Perhaps somewhat improbably, the final three cycle hitter is "Babe" Herman, who if he is remembered today, it's because of his zany behavior rather than his very real hitting prowess.  Over a 13 year major league career, Herman compiled a .324 lifetime batting average including hitting .393 in 1940.  Herman spent most of his career with the Brooklyn Dodgers when they were known as the "daffiness boys" and he became the poster child of that daffiness.   The ultimate story of the zany Dodgers is that they once had three men simultaneously on the same base (something frowned on by Abner Doubleday) and Herman was at the center of that embarrassing and memorable moment.  In a 1926 game at Ebbets Field, the Dodgers had the bases loaded with one out, down one run.  Herman hit a vicious line drive which he understandably thought was a triple, only to find on his arrival at third that one cautious and one aggressive base runner were also there.  As a result, Herman is the only player in baseball history to double into a double play, although it is often  forgotten that the runner on third scored what proved to be the winning run.  This escapade led to the famous story of the cab driver, who when told the Dodgers had three men on base responded - "Which base?"


Babe Herman

Herman recorded two of his cycles as a Dodger before the term came into common usage.  The first took place on May 18, 1931 highlighted by a "prodigious home run into the stands in left center."  "Prodigious" or not, a year earlier the blow might not have reached the stands since the now famous outfield stands at Ebbets Field were built the prior winter.  Otherwise the hit might have been limited to a double or a triple in the previously expansive outfield.   While Herman may very well have deserved his reputation for being "daffy," he had enough baseball sense on this day to complete his cycle with a bunt single which "completely fooled the Cincinnati infield." While it has never been confirmed another famous story about Herman is that he was hit on the head by a fly ball.  Interestingly in his account of this game, Jack Ryder of the Cincinnati Enquirer reported that in addition to his batting, Herman's play that day was marked by catching a "fly ball after [he was] nearly hit in the head with it."  

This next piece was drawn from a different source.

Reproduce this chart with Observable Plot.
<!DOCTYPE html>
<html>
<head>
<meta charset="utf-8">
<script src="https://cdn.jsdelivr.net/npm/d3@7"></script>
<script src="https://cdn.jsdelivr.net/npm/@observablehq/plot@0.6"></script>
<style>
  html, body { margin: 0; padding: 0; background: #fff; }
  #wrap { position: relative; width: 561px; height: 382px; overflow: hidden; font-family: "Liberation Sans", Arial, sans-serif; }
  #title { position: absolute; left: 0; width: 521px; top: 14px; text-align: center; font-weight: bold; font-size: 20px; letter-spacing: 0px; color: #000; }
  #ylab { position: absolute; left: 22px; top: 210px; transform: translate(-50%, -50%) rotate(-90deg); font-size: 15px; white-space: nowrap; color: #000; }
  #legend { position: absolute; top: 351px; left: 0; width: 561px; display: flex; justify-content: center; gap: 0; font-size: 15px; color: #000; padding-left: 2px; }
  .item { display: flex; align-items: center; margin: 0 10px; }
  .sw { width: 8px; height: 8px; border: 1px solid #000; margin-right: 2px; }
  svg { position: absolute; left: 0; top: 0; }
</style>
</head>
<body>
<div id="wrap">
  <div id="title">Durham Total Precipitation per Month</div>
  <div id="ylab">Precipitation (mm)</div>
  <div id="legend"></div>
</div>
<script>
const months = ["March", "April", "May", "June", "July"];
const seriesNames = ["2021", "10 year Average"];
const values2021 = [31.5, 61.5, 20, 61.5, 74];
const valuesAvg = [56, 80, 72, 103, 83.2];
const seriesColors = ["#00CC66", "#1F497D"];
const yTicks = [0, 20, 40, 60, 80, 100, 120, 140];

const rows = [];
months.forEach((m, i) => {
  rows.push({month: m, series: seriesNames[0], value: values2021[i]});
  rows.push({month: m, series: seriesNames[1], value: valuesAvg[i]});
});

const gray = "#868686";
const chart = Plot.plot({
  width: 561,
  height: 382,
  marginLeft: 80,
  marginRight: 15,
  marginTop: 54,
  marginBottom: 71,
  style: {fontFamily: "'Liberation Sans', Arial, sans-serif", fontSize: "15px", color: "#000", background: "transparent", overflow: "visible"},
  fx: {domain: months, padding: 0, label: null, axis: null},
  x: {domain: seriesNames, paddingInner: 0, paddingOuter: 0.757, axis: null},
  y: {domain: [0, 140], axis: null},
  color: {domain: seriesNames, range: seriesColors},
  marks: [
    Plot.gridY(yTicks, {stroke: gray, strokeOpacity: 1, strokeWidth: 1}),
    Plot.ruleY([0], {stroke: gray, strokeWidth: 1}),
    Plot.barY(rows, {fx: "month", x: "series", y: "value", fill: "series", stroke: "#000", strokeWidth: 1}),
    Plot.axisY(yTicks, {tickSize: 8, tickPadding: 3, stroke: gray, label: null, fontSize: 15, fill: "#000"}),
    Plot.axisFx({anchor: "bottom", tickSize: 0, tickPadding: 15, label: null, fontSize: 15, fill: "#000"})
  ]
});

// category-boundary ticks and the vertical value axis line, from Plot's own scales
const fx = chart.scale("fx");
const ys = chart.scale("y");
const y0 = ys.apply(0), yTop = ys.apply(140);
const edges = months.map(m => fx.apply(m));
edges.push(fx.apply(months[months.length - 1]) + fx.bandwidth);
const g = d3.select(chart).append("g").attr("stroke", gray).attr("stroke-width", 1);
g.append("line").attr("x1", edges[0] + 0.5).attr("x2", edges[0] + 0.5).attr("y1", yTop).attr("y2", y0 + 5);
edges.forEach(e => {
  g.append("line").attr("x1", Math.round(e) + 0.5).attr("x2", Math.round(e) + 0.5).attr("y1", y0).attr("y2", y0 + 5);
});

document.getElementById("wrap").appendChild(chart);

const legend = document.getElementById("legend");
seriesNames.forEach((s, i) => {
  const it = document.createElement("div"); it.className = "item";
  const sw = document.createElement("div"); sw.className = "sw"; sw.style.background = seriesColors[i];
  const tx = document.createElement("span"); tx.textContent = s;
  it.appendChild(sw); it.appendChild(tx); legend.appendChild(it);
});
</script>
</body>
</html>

Ebbets Field before the outfield stands were built during the winter of 1931

The Babe's third and final cycle came as a member of the Chicago Cubs on September 30, 1933 at Sportsman's Park in St. Louis.  Like Meusel before him, Herman didn't earn the cycle against just any pitcher, hitting a home run and a triple against Hall of Famer Dizzy Dean. Herman's efforts contributed to what was an important victory for the Cubs since it clinched third place and World Series money for the Chicago players, no small thing in a day of limited salaries.  Nor was Herman's cycle without drama since he came to bat in the ninth with just the two hits off Dean before starting a Chicago rally with a double.  Fortunately, the Cubs batted around and Herman finished off his third cycle with a single in his second at bat of the inning.  Babe's third cycle (the 105th in major league history) took place when the media was beginning to give the feat a name.  Only a few weeks after the Washington Post's used "hitting for the cycle," Martin Haley of the St. Louis Globe-Democrat wrote that Herman "ran the scale" of hits while J. Roy Stockton of the rival St. Louis Post-Dispatch said he "contributed a cycle of safeties." Regardless of the final choice, "Curry" Foley, James Reilly and all who came after them would doubtless have been pleased to see their achievement finally have its own name.